Non-spreadsheet-esque Data Import and Organization

Basic Problem

I have data of the form

doc
id 1
var1 A
var2 B
...
varStar 453
varStar 3432
varStar 32
...
varN 
doc
var1 A
var2 B
(And so on)

Where doc is denoting the beginning of each record/observation, varI is denoting a variable, and varStar is denoting a variable of interest that may have more than one entry.

I would like to

Import the data using R (or Python, but I'm a bit rusty there).
For each record retrieve the id and all instances of varStar.
Store them in some manner for later, easy manipulation/merger. For example, a list or binary (possibly sparse) matrix (for my application varStar is a category so overlap is to be expected).

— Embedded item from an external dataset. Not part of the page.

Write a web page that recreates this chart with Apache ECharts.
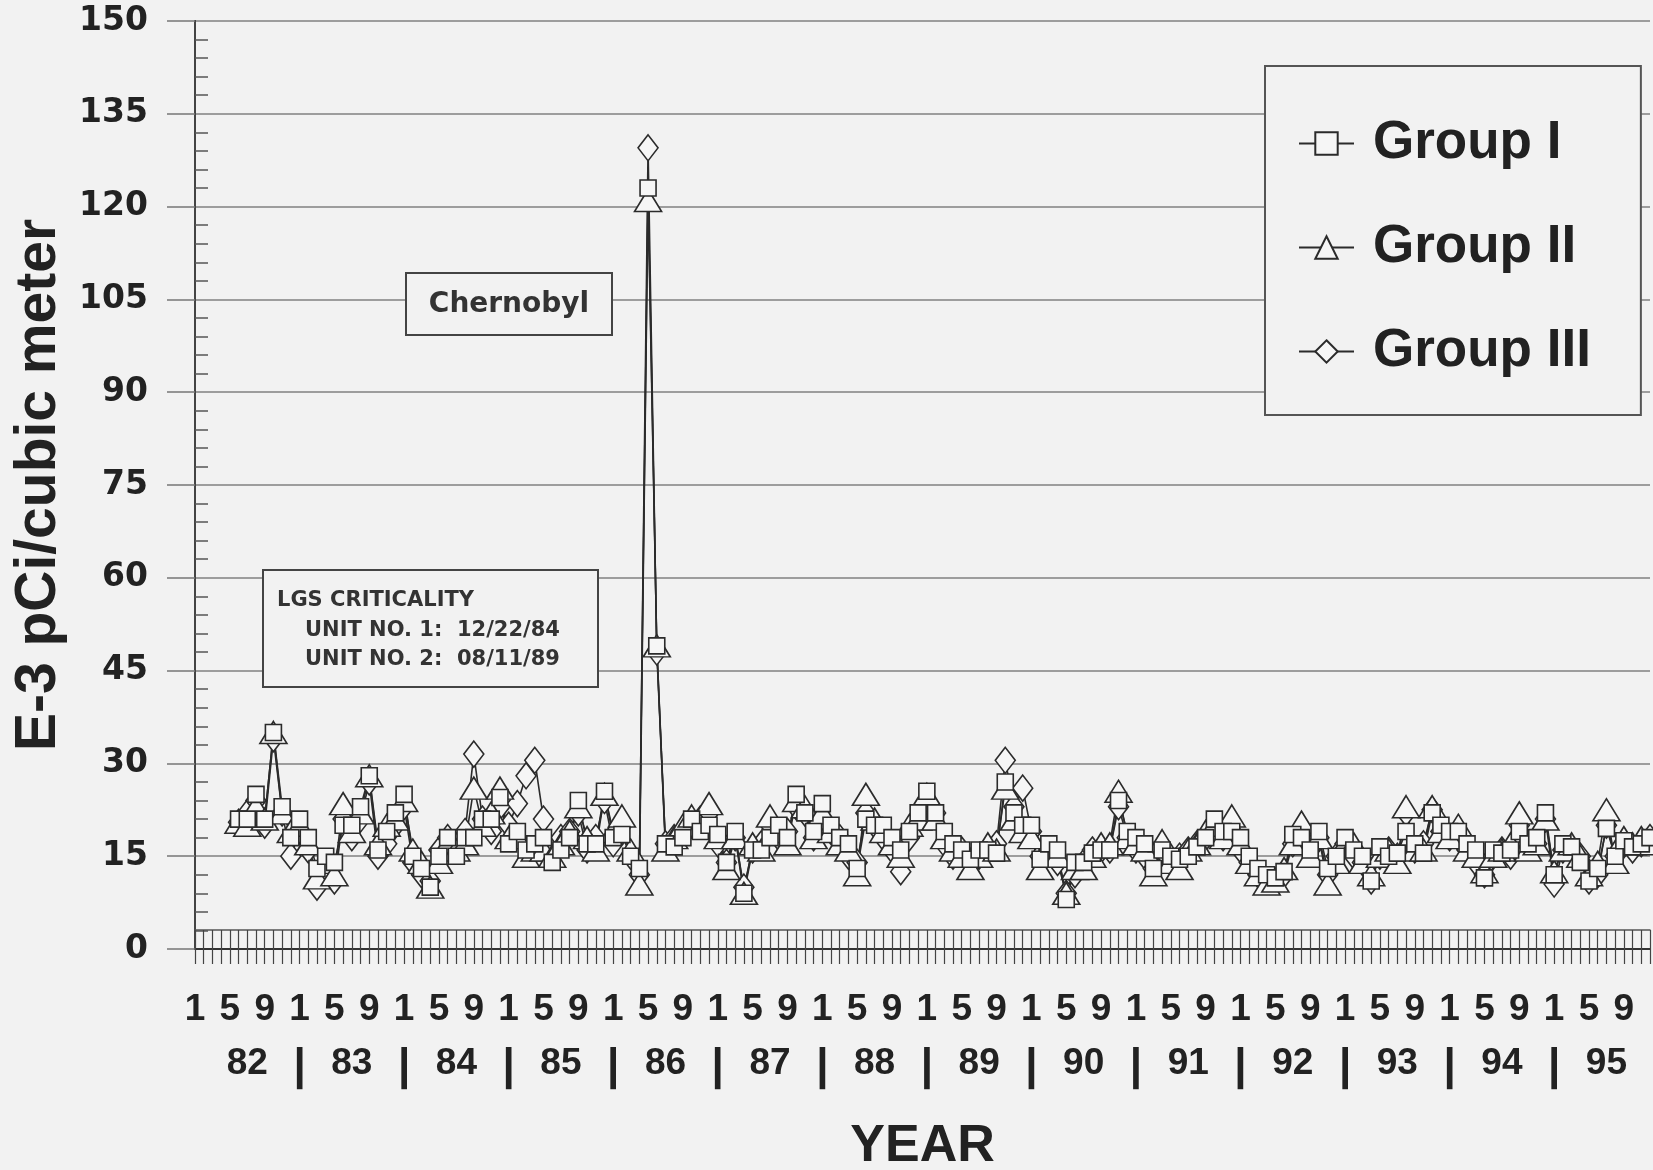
<!DOCTYPE html>
<html><head><meta charset="utf-8">
<script src="https://cdn.jsdelivr.net/npm/echarts@6/dist/echarts.min.js"></script>
<style>html,body{margin:0;padding:0;background:#f2f2f2}#c{width:1653px;height:1170px}</style>
</head><body><div id="c"></div>
<script>
// month index 0 = Jan 1982 ... 167 = Dec 1995; data begin at month index 5
const startMonth = 5;
const monthTickLabels = ['1', '5', '9'];
const yearLabels = ['82','83','84','85','86','87','88','89','90','91','92','93','94','95'];

const groupI = [
 21,21,25,21,35,23,18,21,18,13,
 15,14,20,20,23,28,16,19,22,25,
 15,13,10,15,18,15,18,18,21,21,
 24.5,17,19,16,17,18,14,16,18,24,
 17,17,25.5,18,18.5,15,13,123,49,17,
 16.5,18,21,19,20,18.5,14,19,9,16,
 16,18,20,18,25,22,19,23.5,20,18,
 17,13,21,20,20,18,16,19,22,25.5,
 22,19,17,16,14.5,16,16,15.5,27,22,
 20,20,14.5,17,16,8,14,14,15.5,16,
 16,24,19,18,17,13,16,15,14.5,
 15,16.5,18,21,19,19,18,15,13,12,
 11.5,12.5,18.5,18,16,19,13,15,18,16,
 15,11,16.5,15,15.5,19,17,15.5,22,20,
 19,19,17,16,11.5,16,15.5,16,19,17,
 18,22,12,17,16.5,14,11,13,19.5,15,
 17.5,16.5,17,18
];
const groupII = [
 20.5,20,23,21,35,22,19,20,17,11.5,
 14,12,23.5,19,22,28,17,20,21,24,
 16,14,10,14,17,16,17,26,20,22,
 26,18,18,15,16,16,15,17,19,23,
 18,16,25,19,21.5,16,10.5,121,49,16,
 18,20,21.5,20,23.5,18,13,18,9,17,
 16,21.5,19,17,24,23,18,22,19,17,
 16,12,25,21,19,17,15,20,21,25,
 21,18,16,15,13,15,17,16,26,21,
 19,18,13,16,15,9,13,13,15,17,
 17,25.5,18,17,16,12,17.5,14,13,
 16,17,19,20,18,21.5,17,14,12,10.5,
 11,13,17,20.5,15,18,10.5,14,17,17,
 14,12,15,16,14,23,16,16,23,19,
 18,20,16,15,12.5,15,16,17,22,16,
 17,21,12.5,16,17,15,12,14,22.5,14,
 18,17,18,17
];
const groupIII = [
 20.5,22,24,20,34,22,15,19,16,10,
 13,11,21,18,21,27,15,17,20,23,
 14,12,11,16,18,17,19,31.5,21,19,
 23,20,23.5,28,30.5,21,16,18,19,22,
 16,18,24,17,20,15,12,129.5,48,17,
 18,19,20,21,22,17,14,18,10,16,
 17,20,18,19,23,22,18,21,19,18,
 15,14,22,20,18,16,12.5,18,21,24,
 22,17,15,16,14,15,16,17,30.5,23,
 26,19,15,16,14,9,12,14,16,16,
 16,23,18,16,15,13,16,14,15,
 16,17,18,20,18,19,16,14,12,11,
 11,12,17,19,16,18,12,15,17,15,
 14,11,15,16,15,22,16,17,22.5,19,
 18,18,16,14,12,15,16,15,20,17,
 17,21,10.5,16,16,15,11,12,20,15,
 17,16,17,18
];

const lastMonth = yearLabels.length * 12 - 1; // 167 = Dec 95
const toPairs = arr => arr.map((v, k) => [startMonth + k, v]);

const ink = '#2b2b2b';
const fill = '#f6f6f6';
const boldArial = {fontFamily: '"Liberation Sans", Arial, sans-serif', fontWeight: 'bold', color: '#222'};

const chart = echarts.init(document.getElementById('c'), null, {renderer: 'canvas'});
chart.setOption({
  backgroundColor: '#f2f2f2',
  animation: false,
  grid: {left: 195, right: 3, top: 21, bottom: 221, containLabel: false, outerBoundsMode: 'none'},
  xAxis: [
    {
      type: 'value', min: 0, max: lastMonth, interval: 1, position: 'bottom',
      axisLine: {show: true, lineStyle: {color: '#333', width: 2}},
      axisTick: {show: true, length: 15, lineStyle: {color: '#444', width: 1.2}},
      splitLine: {show: false},
      axisLabel: Object.assign({margin: 42, fontSize: 37,
        formatter: v => (v % 4 === 0 && v < lastMonth) ? monthTickLabels[(v % 12) / 4] : ''}, boldArial),
      name: 'YEAR', nameLocation: 'middle', nameGap: 172,
      nameTextStyle: Object.assign({fontSize: 52}, boldArial)
    },
    {
      type: 'value', min: 0, max: lastMonth, interval: 6, position: 'bottom',
      axisLine: {show: false}, axisTick: {show: false}, splitLine: {show: false},
      axisLabel: Object.assign({margin: 96, fontSize: 37,
        formatter: v => {
          if (v % 12 === 6) return yearLabels[(v - 6) / 12];
          if (v > 0 && v < lastMonth && v % 12 === 0) return '{sep||}';
          return '';
        },
        rich: {sep: {fontSize: 44, fontWeight: 'bold', fontFamily: '"Liberation Sans", Arial, sans-serif', color: '#222'}}
      }, boldArial)
    },
    {
      type: 'value', min: 0, max: lastMonth, interval: 1, position: 'bottom', offset: -19,
      axisLine: {show: true, lineStyle: {color: '#555', width: 1.5}},
      axisTick: {show: true, length: 19, lineStyle: {color: '#444', width: 1.2}},
      axisLabel: {show: false}, splitLine: {show: false}
    }
  ],
  yAxis: [
    {
      type: 'value', min: 0, max: 150, interval: 15, position: 'left',
      axisLine: {show: true, lineStyle: {color: '#333', width: 2}},
      axisTick: {show: true, length: 28, lineStyle: {color: '#777', width: 1.5}},
      splitLine: {show: true, lineStyle: {color: '#808080', width: 1.5}},
      axisLabel: {margin: 47, fontSize: 33, fontFamily: '"DejaVu Sans", sans-serif', fontWeight: 'bold', color: '#222'},
      name: 'E-3 pCi/cubic meter', nameLocation: 'middle', nameRotate: 90, nameGap: 109,
      nameTextStyle: Object.assign({fontSize: 57}, boldArial)
    },
    {
      type: 'value', min: 0, max: 150, interval: 15, position: 'left',
      axisLine: {show: false}, axisTick: {show: false, inside: true}, axisLabel: {show: false},
      splitLine: {show: false},
      minorTick: {show: true, splitNumber: 5, length: 13, lineStyle: {color: '#555', width: 1.5}}
    },
    {
      type: 'value', min: 0, max: 150, interval: 15, position: 'right',
      axisLine: {show: true, lineStyle: {color: '#444', width: 2}},
      axisTick: {show: false}, axisLabel: {show: false}, splitLine: {show: false}
    }
  ],
  legend: {
    orient: 'vertical', left: 1265, top: 66,
    data: ['Group I', 'Group II', 'Group III'],
    itemWidth: 55, itemHeight: 28, itemGap: 51,
    padding: [51, 50, 37, 33],
    borderColor: '#555', borderWidth: 2, backgroundColor: '#f2f2f2',
    selectedMode: false,
    textStyle: Object.assign({fontSize: 53, padding: [0, 0, 0, 14]}, boldArial)
  },
  series: [
    {
      name: 'Group III', type: 'line', data: toPairs(groupIII),
      symbol: 'diamond', symbolSize: [20, 26],
      lineStyle: {color: ink, width: 1.6},
      itemStyle: {color: fill, borderColor: ink, borderWidth: 1.6},
      emphasis: {disabled: true}
    },
    {
      name: 'Group II', type: 'line', data: toPairs(groupII),
      symbol: 'triangle', symbolSize: [27, 22],
      lineStyle: {color: ink, width: 1.6},
      itemStyle: {color: fill, borderColor: ink, borderWidth: 1.6},
      emphasis: {disabled: true}
    },
    {
      name: 'Group I', type: 'line', data: toPairs(groupI),
      symbol: 'rect', symbolSize: 16,
      lineStyle: {color: ink, width: 1.6},
      itemStyle: {color: fill, borderColor: ink, borderWidth: 1.6},
      emphasis: {disabled: true}
    }
  ],
  graphic: [
    {type: 'rect', shape: {x: 406, y: 273, width: 206, height: 62},
     style: {fill: '#f2f2f2', stroke: '#444', lineWidth: 2}, z: 100},
    {type: 'text', x: 509, y: 305, z: 101,
     style: {text: 'Chernobyl', fontSize: 28, fontWeight: 'bold', fontFamily: '"DejaVu Sans", sans-serif',
             fill: '#333', align: 'center', verticalAlign: 'middle'}},
    {type: 'rect', shape: {x: 263, y: 570, width: 335, height: 117},
     style: {fill: '#f2f2f2', stroke: '#444', lineWidth: 2}, z: 100},
    {type: 'text', x: 277, y: 601, z: 101,
     style: {text: 'LGS CRITICALITY', fontSize: 21, fontWeight: 'bold', fontFamily: '"DejaVu Sans", sans-serif',
             fill: '#333', align: 'left', verticalAlign: 'middle'}},
    {type: 'text', x: 305, y: 631, z: 101,
     style: {text: 'UNIT NO. 1:  12/22/84', fontSize: 21, fontWeight: 'bold', fontFamily: '"DejaVu Sans", sans-serif',
             fill: '#333', align: 'left', verticalAlign: 'middle'}},
    {type: 'text', x: 305, y: 660, z: 101,
     style: {text: 'UNIT NO. 2:  08/11/89', fontSize: 21, fontWeight: 'bold', fontFamily: '"DejaVu Sans", sans-serif',
             fill: '#333', align: 'left', verticalAlign: 'middle'}}
  ]
});
</script>
</body></html>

It seems like this should be easy but I am only familiar with csv/spreadsheet data and perhaps just don't know the right words to Google. I would prefer not to, e.g., create an entire SQL database, etc. because I don't need the entire database. Of course, it may be easier to do some elaborate organization then pick out the choice pieces.

Context - My Application

I want to retrieve U.S. patent classes via the Google/USPTO Bulk Downloads. So id is the patent number while varStar is the patent class fsc. Then, I want to merge this with the NBER Patent data. My application hinges crucially on patent class designation. The NBER data, while nice in many respects, only reports a single "main" class for each patent. This is not good because based on casual perusal of the data and a paper by Volodin (2010), patents are commonly given several top-level classes.

Volodin, Dmitry. (2010) "NBER Patent Data Technological Classification Issues Relevant for Research in Inventor Mobility", Working Paper. udel.edu/~volodin/pat/draft.pdf.

Solution

Assuming dat.txt looks like:

doc
id 1
var1 A
var2 B
...
varStar 453
varStar 3432
varStar 32
...
varN
doc
id 2
var1 A
var2 B
varStar 111
varStar 222
varStar 333333
...

Then this is a possible framework:

library(dplyr)

dat <- readLines("dat.txt")

doc_starts <- which(grepl("^doc", dat))
doc_ends <- lead(doc_starts)-1
doc_ends[length(doc_ends)] <- length(dat)

# list-ified

lapply(seq_along(doc_starts), function(i) {

  chunk <- dat[doc_starts[i]:doc_ends[i]]

  id <- gsub("^id\ +", "", chunk[which(grepl("^id", chunk))])
  varStars <- gsub("^varStar\ +", "", chunk[which(grepl("^varStar", chunk))])

  list(id=id, varStar=varStars)

})

## [[1]]
## [[1]]$id
## [1] "1"
## 
## [[1]]$varStar
## [1] "453"  "3432" "32"  
## 
## 
## [[2]]
## [[2]]$id
## [1] "2"
## 
## [[2]]$varStar
## [1] "111"    "222"    "333333"


# data.frame-d

bind_rows(lapply(seq_along(doc_starts), function(i) {

  chunk <- dat[doc_starts[i]:doc_ends[i]]

  id <- gsub("^id\ +", "", chunk[which(grepl("^id", chunk))])
  varStars <- gsub("^varStar\ +", "", chunk[which(grepl("^varStar", chunk))])

  data_frame(id=id, varStar=varStars)

}))

## Source: local data frame [6 x 2]
## 
##   id varStar
## 1  1     453
## 2  1    3432
## 3  1      32
## 4  2     111
## 5  2     222
## 6  2  333333